## WORK INSTRUCTIONS
Restate exactly the lines of the entries below, beginning with the first and ending with the line that holds "west) -- ([xshift=-#2]#1.north". Pictures are not copied.

## STORED RECORDS
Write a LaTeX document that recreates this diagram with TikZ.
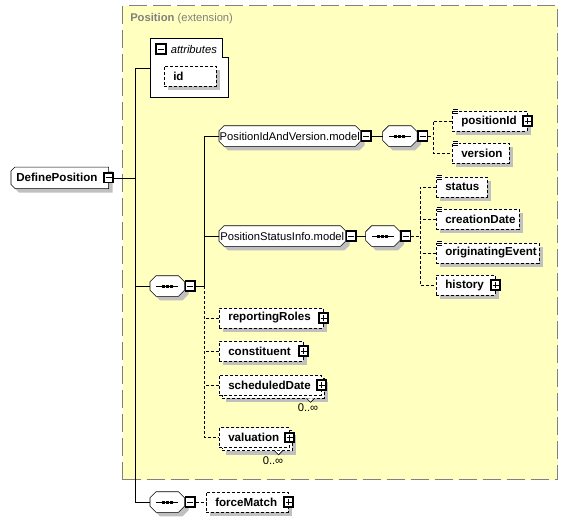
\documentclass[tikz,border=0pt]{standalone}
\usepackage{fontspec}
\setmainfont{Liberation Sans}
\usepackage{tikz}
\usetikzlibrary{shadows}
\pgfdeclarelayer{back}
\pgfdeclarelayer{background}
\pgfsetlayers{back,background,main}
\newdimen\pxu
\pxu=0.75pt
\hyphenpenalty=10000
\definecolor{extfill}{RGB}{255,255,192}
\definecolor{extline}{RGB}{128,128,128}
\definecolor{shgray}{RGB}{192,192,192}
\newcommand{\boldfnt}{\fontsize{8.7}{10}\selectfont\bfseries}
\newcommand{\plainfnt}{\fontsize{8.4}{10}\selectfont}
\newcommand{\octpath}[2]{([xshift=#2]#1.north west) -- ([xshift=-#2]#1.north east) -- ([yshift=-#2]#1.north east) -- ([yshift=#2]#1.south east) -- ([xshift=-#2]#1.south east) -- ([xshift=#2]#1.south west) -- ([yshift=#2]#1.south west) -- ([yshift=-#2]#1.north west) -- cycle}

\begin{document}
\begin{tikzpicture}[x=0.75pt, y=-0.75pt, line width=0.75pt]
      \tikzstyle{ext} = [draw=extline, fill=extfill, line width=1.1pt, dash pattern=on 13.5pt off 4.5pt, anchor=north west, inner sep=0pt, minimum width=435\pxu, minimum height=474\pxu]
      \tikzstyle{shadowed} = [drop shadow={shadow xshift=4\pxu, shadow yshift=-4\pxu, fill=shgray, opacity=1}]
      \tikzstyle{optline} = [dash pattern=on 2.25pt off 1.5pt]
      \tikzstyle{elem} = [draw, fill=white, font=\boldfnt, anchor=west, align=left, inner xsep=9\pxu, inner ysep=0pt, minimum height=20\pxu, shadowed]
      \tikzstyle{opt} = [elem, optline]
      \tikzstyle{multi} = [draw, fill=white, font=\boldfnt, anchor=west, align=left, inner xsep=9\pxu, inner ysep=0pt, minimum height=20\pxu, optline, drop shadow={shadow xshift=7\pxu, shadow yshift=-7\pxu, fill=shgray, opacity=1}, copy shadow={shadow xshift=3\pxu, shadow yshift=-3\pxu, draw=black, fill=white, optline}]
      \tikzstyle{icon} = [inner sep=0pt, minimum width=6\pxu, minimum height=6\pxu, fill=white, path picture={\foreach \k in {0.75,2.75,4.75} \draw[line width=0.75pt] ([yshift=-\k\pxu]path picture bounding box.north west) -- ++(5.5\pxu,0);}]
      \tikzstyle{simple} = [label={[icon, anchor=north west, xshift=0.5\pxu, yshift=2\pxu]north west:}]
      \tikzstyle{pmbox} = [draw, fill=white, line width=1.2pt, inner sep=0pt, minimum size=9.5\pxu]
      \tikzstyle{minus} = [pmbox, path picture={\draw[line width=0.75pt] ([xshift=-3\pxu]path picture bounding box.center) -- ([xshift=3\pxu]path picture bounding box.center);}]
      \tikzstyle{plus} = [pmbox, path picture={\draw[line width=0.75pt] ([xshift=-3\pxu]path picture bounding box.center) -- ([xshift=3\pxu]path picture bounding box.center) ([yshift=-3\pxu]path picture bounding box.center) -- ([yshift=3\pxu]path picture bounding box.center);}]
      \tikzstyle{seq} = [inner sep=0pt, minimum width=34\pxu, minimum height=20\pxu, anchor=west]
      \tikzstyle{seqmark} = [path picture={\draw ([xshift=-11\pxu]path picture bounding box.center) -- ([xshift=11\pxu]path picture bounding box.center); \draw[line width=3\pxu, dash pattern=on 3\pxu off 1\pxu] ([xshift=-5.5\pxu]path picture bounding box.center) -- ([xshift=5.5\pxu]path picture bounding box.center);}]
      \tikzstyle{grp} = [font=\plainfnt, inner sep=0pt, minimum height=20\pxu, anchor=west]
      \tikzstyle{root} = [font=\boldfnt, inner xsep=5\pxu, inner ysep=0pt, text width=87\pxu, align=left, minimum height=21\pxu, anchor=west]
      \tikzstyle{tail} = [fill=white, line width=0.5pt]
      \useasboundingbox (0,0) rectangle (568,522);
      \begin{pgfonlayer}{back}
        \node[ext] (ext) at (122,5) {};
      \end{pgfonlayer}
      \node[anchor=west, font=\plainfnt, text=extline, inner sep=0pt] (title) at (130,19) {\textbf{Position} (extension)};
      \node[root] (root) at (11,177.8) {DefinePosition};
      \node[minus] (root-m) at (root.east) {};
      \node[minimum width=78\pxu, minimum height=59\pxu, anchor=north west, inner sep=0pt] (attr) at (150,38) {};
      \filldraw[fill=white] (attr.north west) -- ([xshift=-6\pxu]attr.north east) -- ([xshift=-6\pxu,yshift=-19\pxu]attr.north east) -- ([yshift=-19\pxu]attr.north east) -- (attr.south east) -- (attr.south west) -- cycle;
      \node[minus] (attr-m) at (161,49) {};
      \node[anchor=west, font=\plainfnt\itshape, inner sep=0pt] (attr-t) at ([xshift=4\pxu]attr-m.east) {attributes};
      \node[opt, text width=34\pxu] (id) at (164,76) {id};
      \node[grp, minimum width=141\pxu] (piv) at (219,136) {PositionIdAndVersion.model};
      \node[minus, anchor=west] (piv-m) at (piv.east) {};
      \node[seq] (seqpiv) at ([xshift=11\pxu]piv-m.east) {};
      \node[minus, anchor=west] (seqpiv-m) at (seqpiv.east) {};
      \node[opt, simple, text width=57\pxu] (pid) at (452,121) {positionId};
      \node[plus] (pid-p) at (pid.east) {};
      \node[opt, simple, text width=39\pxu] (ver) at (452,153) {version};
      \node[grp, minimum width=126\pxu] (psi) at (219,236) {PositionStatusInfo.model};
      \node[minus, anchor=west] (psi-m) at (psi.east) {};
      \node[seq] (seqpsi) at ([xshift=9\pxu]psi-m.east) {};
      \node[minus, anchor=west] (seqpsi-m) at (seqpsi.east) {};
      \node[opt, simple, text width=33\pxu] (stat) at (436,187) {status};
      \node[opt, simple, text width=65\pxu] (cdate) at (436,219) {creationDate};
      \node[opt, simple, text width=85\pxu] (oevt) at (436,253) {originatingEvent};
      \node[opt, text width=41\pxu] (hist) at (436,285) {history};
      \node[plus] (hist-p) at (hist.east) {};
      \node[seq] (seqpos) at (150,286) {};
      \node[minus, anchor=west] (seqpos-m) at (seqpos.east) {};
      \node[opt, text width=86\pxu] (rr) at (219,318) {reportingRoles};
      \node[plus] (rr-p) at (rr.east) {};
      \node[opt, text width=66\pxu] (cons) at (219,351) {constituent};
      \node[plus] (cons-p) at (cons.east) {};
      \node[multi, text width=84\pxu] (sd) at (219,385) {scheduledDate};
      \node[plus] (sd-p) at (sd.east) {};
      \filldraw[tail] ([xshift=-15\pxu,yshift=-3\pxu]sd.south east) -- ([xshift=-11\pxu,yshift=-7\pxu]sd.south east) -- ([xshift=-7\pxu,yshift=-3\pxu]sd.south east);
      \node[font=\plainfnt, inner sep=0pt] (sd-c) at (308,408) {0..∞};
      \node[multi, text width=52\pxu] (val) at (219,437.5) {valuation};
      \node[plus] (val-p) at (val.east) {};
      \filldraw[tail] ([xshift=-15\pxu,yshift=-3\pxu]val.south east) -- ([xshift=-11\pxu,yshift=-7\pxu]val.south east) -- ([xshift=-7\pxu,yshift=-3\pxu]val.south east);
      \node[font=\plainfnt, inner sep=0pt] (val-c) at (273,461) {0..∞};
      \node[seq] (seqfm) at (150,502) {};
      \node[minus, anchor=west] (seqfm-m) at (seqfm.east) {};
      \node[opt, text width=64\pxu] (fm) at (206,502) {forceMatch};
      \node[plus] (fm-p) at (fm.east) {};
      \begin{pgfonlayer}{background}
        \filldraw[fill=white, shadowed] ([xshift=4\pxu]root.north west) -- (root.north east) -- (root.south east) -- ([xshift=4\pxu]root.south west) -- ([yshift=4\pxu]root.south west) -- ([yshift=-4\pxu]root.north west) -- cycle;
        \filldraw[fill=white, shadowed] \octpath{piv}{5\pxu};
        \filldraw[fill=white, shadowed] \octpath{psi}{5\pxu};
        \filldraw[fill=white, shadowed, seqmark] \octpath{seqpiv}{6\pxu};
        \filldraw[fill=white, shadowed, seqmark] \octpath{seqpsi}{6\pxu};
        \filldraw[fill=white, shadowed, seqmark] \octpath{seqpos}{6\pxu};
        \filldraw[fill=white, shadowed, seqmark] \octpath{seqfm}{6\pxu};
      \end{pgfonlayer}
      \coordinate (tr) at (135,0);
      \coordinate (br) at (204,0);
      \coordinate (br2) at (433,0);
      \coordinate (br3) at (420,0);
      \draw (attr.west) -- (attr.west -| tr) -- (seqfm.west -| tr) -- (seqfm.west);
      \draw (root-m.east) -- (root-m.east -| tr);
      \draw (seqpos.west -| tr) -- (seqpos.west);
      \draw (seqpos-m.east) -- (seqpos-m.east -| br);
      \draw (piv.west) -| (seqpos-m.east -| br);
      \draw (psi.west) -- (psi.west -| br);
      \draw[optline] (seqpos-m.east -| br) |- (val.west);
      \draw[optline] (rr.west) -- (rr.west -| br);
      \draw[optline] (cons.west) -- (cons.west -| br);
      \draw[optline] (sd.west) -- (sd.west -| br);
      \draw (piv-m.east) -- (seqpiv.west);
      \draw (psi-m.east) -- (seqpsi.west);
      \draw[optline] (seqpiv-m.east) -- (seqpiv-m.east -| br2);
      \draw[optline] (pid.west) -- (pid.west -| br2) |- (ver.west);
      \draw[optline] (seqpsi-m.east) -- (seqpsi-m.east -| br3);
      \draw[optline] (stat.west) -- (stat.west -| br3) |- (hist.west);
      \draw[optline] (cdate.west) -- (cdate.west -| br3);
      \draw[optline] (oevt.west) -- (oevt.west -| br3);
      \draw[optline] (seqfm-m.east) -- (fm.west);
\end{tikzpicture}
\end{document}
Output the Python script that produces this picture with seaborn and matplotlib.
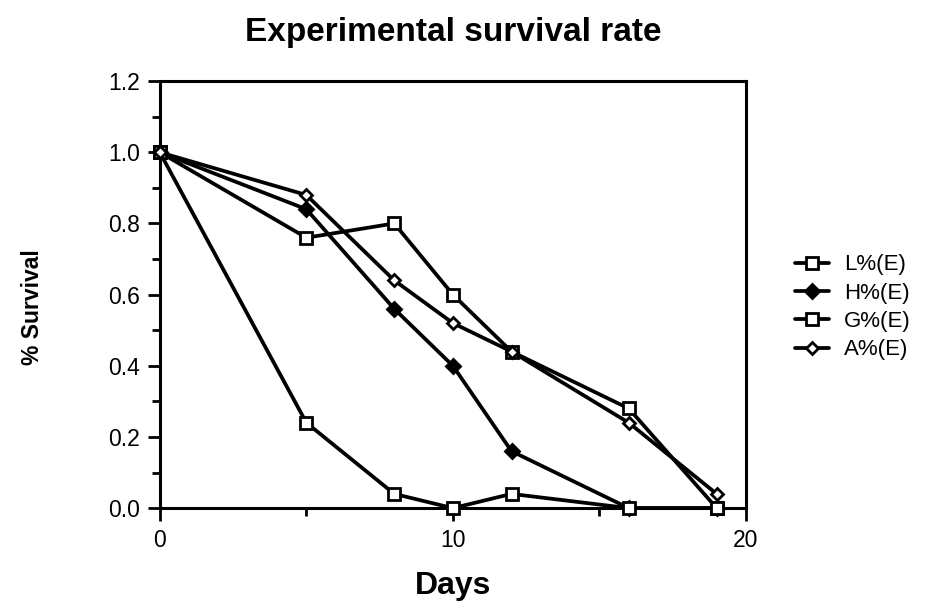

## SOLUTION
Write a LaTeX document that recreates this diagram with TikZ.
\documentclass[tikz,border=0pt]{standalone}
\usepackage{fontspec}
\setmainfont{Liberation Sans}
\usepackage{tikz}
\usetikzlibrary{shadows}
\pgfdeclarelayer{back}
\pgfdeclarelayer{background}
\pgfsetlayers{back,background,main}
\newdimen\pxu
\pxu=0.75pt
\hyphenpenalty=10000
\definecolor{extfill}{RGB}{255,255,192}
\definecolor{extline}{RGB}{128,128,128}
\definecolor{shgray}{RGB}{192,192,192}
\newcommand{\boldfnt}{\fontsize{8.7}{10}\selectfont\bfseries}
\newcommand{\plainfnt}{\fontsize{8.4}{10}\selectfont}
\newcommand{\octpath}[2]{([xshift=#2]#1.north west) -- ([xshift=-#2]#1.north east) -- ([yshift=-#2]#1.north east) -- ([yshift=#2]#1.south east) -- ([xshift=-#2]#1.south east) -- ([xshift=#2]#1.south west) -- ([yshift=#2]#1.south west) -- ([yshift=-#2]#1.north west) -- cycle}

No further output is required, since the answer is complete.